I love the habits that I've accumulated since coming to the farm. I hope they stick.
When you work 8 hours a day producing food, you'd think that the rest of the time you'd want to sit back with a bag of puffy Cheetos and forget about the rest, but what has happened to me is quite the opposite. Spending so much time with my hands in the dirt growing veggies somehow just gives me more momentum to get my hands involved in other food producing jobs. It just feels so good to make yogurt or granola, or my very favorite: bread!
I will never be a professional bread baker. I'll probably never even win a ribbon at the county fair, but I will get to stick my fingers into soft tacky dough and slap a ball of flour and water and yeast on the counter until it's stretchy and pliable and ready to bake.
I am not scientific with baking. See, for instance, the maelstrom of my last loaf:
Evidence of my lack of bread-baking discipline:
1) that bowl is NOT big enough for what I'm attempting, but who cares?
2) I was too lazy to go get the scale so I used a cup measure... leveling off with a knife? please...
3) My last loaf was too "blah" so I decided to add a random amount of sourdough starter (1/2 cup) and subtract some related amount of flour/water (1/4 cup of each)
4) Windowpane test, shwindowpane test.
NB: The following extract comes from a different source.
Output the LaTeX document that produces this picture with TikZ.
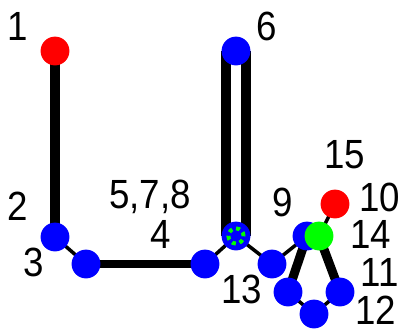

When I was tired of kneading, the bread was left to rise
5) When I got invited to a party mid-bread-baking, I simply stuck the rising bread in the fridge covered in plastic wrap and picked up the process when I got home the next day.
In the end, I even forgot to take a picture of the finished product. I ate it too fast. Like in a day and a half. By myself. So even if you can't see it's golden-brown deliciousness, let that be testament to its goodness (and hopefully not to my lack of standards).
For me, cooking's a joy. It's an experiment, an act of creativity and spontaneity. Once it becomes too prescribed or scientific, it loses part of its charm. When I post recipes here, they're always things that I've tried and measured and recorded, but on most days, my kitchen is a crazy alchemist's lab full of tastes and smells and happy accidents.